Many of you graduands this year began your time at King’s during that strange fall term in 2020. “Social isolation” was the term of the day, and institutions and individuals alike tried to figure out how something like a university, a course, or indeed a whole program, worked when finding connection meant navigating a six-foot separation or a screen, when gathering in classrooms – or even residence rooms – was perilous and perhaps even unwise. When many of our students spent the year scattered across the continent and beyond.

Until this point there had been at least one thing we could take for granted in the Foundation Year Program: everyone would be spending lots of time together, and a certain amount of cohesiveness would form organically. Even though my own FYP year was one of the largest FYP classes to date, I could recognize and probably even now tell you a little about most students in my cohort.
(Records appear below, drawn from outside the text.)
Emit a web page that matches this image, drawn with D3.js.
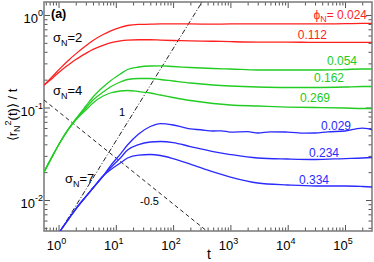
<!DOCTYPE html>
<html><head><meta charset="utf-8">
<script src="https://cdn.jsdelivr.net/npm/d3@7/dist/d3.min.js"></script>
<style>body{margin:0;background:#fff}svg{display:block;font-family:"Liberation Sans",Arial,sans-serif}</style>
</head><body><svg id="c" width="374" height="262"></svg>
<script>
// ---- data ----
const tGrid = [0.56,0.8,1.1,1.5,2,3,4,6,8,12,16,25,40,60,100,200,500,1000,3000,1e4,3e4,1e5,2e5,3e5];
const redA   = [0.175,0.22,0.27,0.325,0.38,0.465,0.53,0.615,0.67,0.735,0.77,0.79,0.795,0.80,0.80,0.80,0.795,0.80,0.80,0.80,0.80,0.805,0.81,0.81];
const redB   = [0.175,0.21,0.25,0.29,0.33,0.385,0.425,0.47,0.50,0.525,0.535,0.54,0.54,0.535,0.53,0.525,0.52,0.515,0.51,0.51,0.505,0.505,0.505,0.505];
const greenA = [0.0201,0.0306,0.0434,0.0586,0.0751,0.1038,0.1299,0.1665,0.1934,0.2302,0.2576,0.274,0.281,0.282,0.2775,0.2706,0.264,0.2608,0.2543,0.2543,0.2543,0.2576,0.2608,0.2608];
const greenB = [0.0201,0.0306,0.0434,0.0586,0.0742,0.0988,0.1206,0.1471,0.1665,0.1887,0.2008,0.2059,0.2059,0.2008,0.1934,0.184,0.1751,0.1708,0.1665,0.1645,0.1645,0.1665,0.1687,0.1687];
const greenC = [0.0201,0.0306,0.0434,0.0586,0.0733,0.094,0.1119,0.1331,0.1435,0.1508,0.1527,0.1489,0.1435,0.1365,0.1283,0.119,0.1105,0.1064,0.1038,0.1012,0.100,0.0988,0.0975,0.0975];
const blueAT = [0.56,0.8,1.1,1.5,2,3,4,6,8,12,16,25,40,60,100,150,200,300,500,700,1000,2000,3000,5000,1e4,2e4,3e4,5e4,1e5,1.5e5,2e5,2.5e5,3e5];
const blueA  = [0.00248,0.00343,0.00474,0.00623,0.00799,0.0109,0.01348,0.01817,0.0233,0.0314,0.0393,0.0517,0.0623,0.0671,0.0647,0.0610,0.0586,0.0575,0.0557,0.0560,0.0543,0.0548,0.0530,0.0545,0.0543,0.0528,0.0530,0.0546,0.0557,0.0585,0.0600,0.0590,0.0571];
const blueB  = [0.00248,0.00343,0.00474,0.00623,0.00799,0.0109,0.01348,0.01817,0.02217,0.02844,0.0347,0.0398,0.04236,0.04289,0.04183,0.03787,0.03344,0.03103,0.02844,0.02774,0.0274,0.02808,0.02844,0.02881];
const blueC  = [0.00248,0.00343,0.00474,0.00623,0.00799,0.0109,0.01348,0.01817,0.0211,0.02512,0.02844,0.03064,0.03103,0.03028,0.02808,0.02449,0.0201,0.01772,0.01527,0.01453,0.01417,0.01417,0.01399,0.01382];
const slopeOneT = [0.9, 350];
const slopeOneV = [0.00389, 1.512];
const slopeHalfT = [0.558, 400];
const slopeHalfV = [0.1205, 0.00455];
const xTickExps = [0,1,2,3,4,5];
const yTickExps = [-2,-1,0];
const phiLabels = ["0.024","0.112","0.054","0.162","0.269","0.029","0.234","0.334"];
const sigmaLabels = ["2","4","7"];

// ---- layout ----
const W=374,H=262,m={l:44,r:2,t:2,b:31};
const svg=d3.select("#c");
const x=d3.scaleLog().domain([0.558,2.96e5]).range([m.l,W-m.r]);
const y=d3.scaleLog().domain([0.004624,1.382]).range([H-m.b,m.t]);
const RED="#ff1f1f",GREEN="#22cc22",BLUE="#2a2aff",AX="#808080";

svg.append("defs").append("clipPath").attr("id","clip").append("rect")
  .attr("x",m.l).attr("y",m.t).attr("width",W-m.l-m.r).attr("height",H-m.t-m.b);

// minor tick positions
const xMinor=[],yMinor=[];
for(let e=-1;e<=5;e++)for(let k=2;k<=9;k++){const v=k*Math.pow(10,e);if(v>=x.domain()[0]&&v<=x.domain()[1])xMinor.push(v);}
for(let e=-3;e<=0;e++)for(let k=2;k<=9;k++){const v=k*Math.pow(10,e);if(v>=y.domain()[0]&&v<=y.domain()[1])yMinor.push(v);}
const xMajor=xTickExps.map(e=>Math.pow(10,e)), yMajor=yTickExps.map(e=>Math.pow(10,e));

function drawAxis(gen,scale,vals,size,tr){
  const g=svg.append("g").attr("transform",tr).call(gen(scale).tickValues(vals).tickSize(-size).tickFormat(""));
  g.select(".domain").remove();
  g.selectAll("line").attr("stroke","#555").attr("stroke-width",1);
}
const bx=`translate(0,${H-m.b})`, tx=`translate(0,${m.t})`, ly=`translate(${m.l},0)`, ry=`translate(${W-m.r},0)`;
drawAxis(d3.axisBottom,x,xMajor,6,bx);drawAxis(d3.axisBottom,x,xMinor,3.5,bx);
drawAxis(d3.axisTop,x,xMajor,6,tx);drawAxis(d3.axisTop,x,xMinor,3.5,tx);
drawAxis(d3.axisLeft,y,yMajor,6,ly);drawAxis(d3.axisLeft,y,yMinor,3.5,ly);
drawAxis(d3.axisRight,y,yMajor,6,ry);drawAxis(d3.axisRight,y,yMinor,3.5,ry);

svg.append("rect").attr("x",m.l).attr("y",m.t).attr("width",W-m.l-m.r).attr("height",H-m.t-m.b)
  .attr("fill","none").attr("stroke",AX).attr("stroke-width",1.6);

// tick labels
xTickExps.forEach(e=>{
  const t=svg.append("text").attr("x",x(Math.pow(10,e))-2).attr("y",250).attr("text-anchor","middle").attr("font-size",13);
  t.append("tspan").text("10");
  t.append("tspan").attr("dy",-6).attr("font-size",9).text(e);
});
yTickExps.forEach(e=>{
  const t=svg.append("text").attr("x",43).attr("y",y(Math.pow(10,e))+8).attr("text-anchor","end").attr("font-size",13);
  t.append("tspan").text("10");
  t.append("tspan").attr("dy",-7).attr("font-size",9).text(e);
});

// axis titles
svg.append("text").attr("x",209).attr("y",259).attr("text-anchor","middle").attr("font-size",14).text("t");
const yl=svg.append("text").attr("transform","translate(17,115) rotate(-90)").attr("text-anchor","middle").attr("font-size",13);
yl.append("tspan").text("\u27E8r");
yl.append("tspan").attr("dy",3).attr("font-size",9).text("N");
yl.append("tspan").attr("dy",-9).attr("font-size",9).text("2");
yl.append("tspan").attr("dy",6).text("(t)\u27E9 / t");

// guide lines
const plot=svg.append("g").attr("clip-path","url(#clip)");
const line=d3.line().x(d=>x(d[0])).y(d=>y(d[1]));
plot.append("path").datum(slopeOneT.map((t,i)=>[t,slopeOneV[i]])).attr("d",line)
  .attr("fill","none").attr("stroke","#222").attr("stroke-width",1).attr("stroke-dasharray","5,2,1,2");
plot.append("path").datum(slopeHalfT.map((t,i)=>[t,slopeHalfV[i]])).attr("d",line)
  .attr("fill","none").attr("stroke","#222").attr("stroke-width",1).attr("stroke-dasharray","4,3");

// curves
const curve=d3.line().x(d=>x(d[0])).y(d=>y(d[1])).curve(d3.curveMonotoneX);
const series=[[tGrid,redA,RED],[tGrid,redB,RED],[tGrid,greenA,GREEN],[tGrid,greenB,GREEN],[tGrid,greenC,GREEN],
  [blueAT,blueA,BLUE],[tGrid,blueB,BLUE],[tGrid,blueC,BLUE]];
series.forEach(([T,V,c])=>{
  plot.append("path").datum(T.map((t,i)=>[t,V[i]])).attr("d",curve)
    .attr("fill","none").attr("stroke",c).attr("stroke-width",1.3);
});

// annotations
svg.append("text").attr("x",51).attr("y",18).attr("font-size",12.5).attr("font-weight","bold").text("(a)");
const sigPos=[[53,42],[53,95],[65,183]];
sigmaLabels.forEach((s,i)=>{
  const t=svg.append("text").attr("x",sigPos[i][0]).attr("y",sigPos[i][1]).attr("font-size",13);
  t.append("tspan").text("\u03C3");
  t.append("tspan").attr("dy",4).attr("font-size",9).text("N");
  t.append("tspan").attr("dy",-4).text("="+s);
});
const phiPos=[[367,18.5,RED],[327,39,RED],[357,65,GREEN],[344,82,GREEN],[330,101.5,GREEN],[351,130,BLUE],[339,156.5,BLUE],[329,184,BLUE]];
phiLabels.forEach((p,i)=>{
  const t=svg.append("text").attr("x",phiPos[i][0]).attr("y",phiPos[i][1]).attr("text-anchor","end")
    .attr("font-size",12).attr("fill",phiPos[i][2]);
  if(i===0){
    t.append("tspan").text("\u03D5");
    t.append("tspan").attr("dy",3).attr("font-size",9).text("N");
    t.append("tspan").attr("dy",-3).text("= "+p);
  } else t.text(p);
});
svg.append("text").attr("x",119).attr("y",116).attr("font-size",11).text("1");
svg.append("text").attr("x",140).attr("y",205).attr("font-size",11).text("-0.5");
</script></body></html>
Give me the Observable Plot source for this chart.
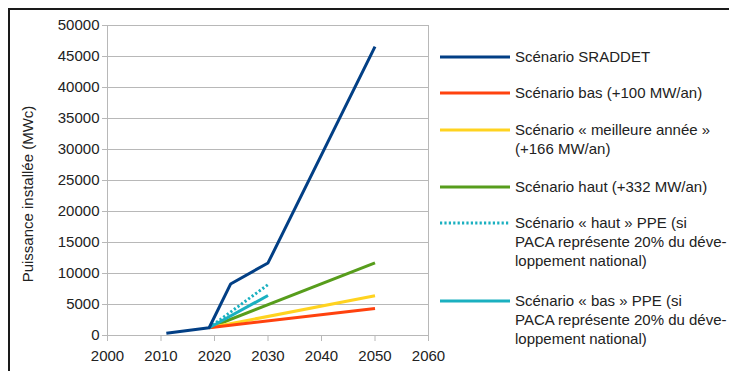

We just saw each other all the time!

But in FYP 2020-21, that easy route to familiarity was wiped away, and without active effort, we could easily remain strangers to each other all year.

That fall in 2020, I had just returned from maternity leave days before classes began, already a stranger to myself after a harrowing year, first becoming a parent (an obviously joyful but deeply unsettling experience), then shortly afterwards coping with a tragedy that shook my extended family, returning from that funeral just a few weeks before the world shut down. I had been socially isolating “before it was cool.”

I know I wasn’t the only person that September who showed up rattled and confused – even more than one usually is at the outset of a university degree or a new school year. What we were trying to do was bizarre and, to some degree, impossible. What is education if not coming to see others, and being seen in return? How does one learn – and teach – when the fundamental ways we relate to each other have to be channeled exclusively through Zoom, email, and Brightspace? But day after day, in tutorials and General Tutorials, in “Read Now”s and “Night FYP” events on Zoom, in journalism and HOST and MFA classes, you dared to tenaciously pursue knowing. As the world outside contracted, you opened yourself nonetheless to your texts, engaged your classmates, and took into yourself eras and perspectives as alien and unimaginable as a hard-copy FYP essay! This was an act of resistance; of hope. This was a determination to believe there would be a tomorrow full of souls, and you would greet them.

Upon our return to in-person classes the following year, which took place in stages and with the occasional setback, we began to rebuild our in-person community. Each of you has pursued your studies inside and outside of classrooms, opening yourselves to painful truths, quandaries and convictions. The foundations you laid during that wild year have sustained you as you stretched towards your own areas of specialization and interest, and they will remain an indelible part of who you are for decades to come.

Now, at the other end of your degree, you again face a daunting world full of strangers. It is my hope that as you go out among them, you carry with you the strengths you have cultivated during your time here – to see others as they are, and (perhaps more terrifyingly) to be seen as you are. I hope you bring the same courage and resilience (and willingness to do something a little bit nutty) to the next stage, and the next after that, as you did when you decided to take a chance on university during a global pandemic.

And I know that when you do, the world will hold fewer strangers.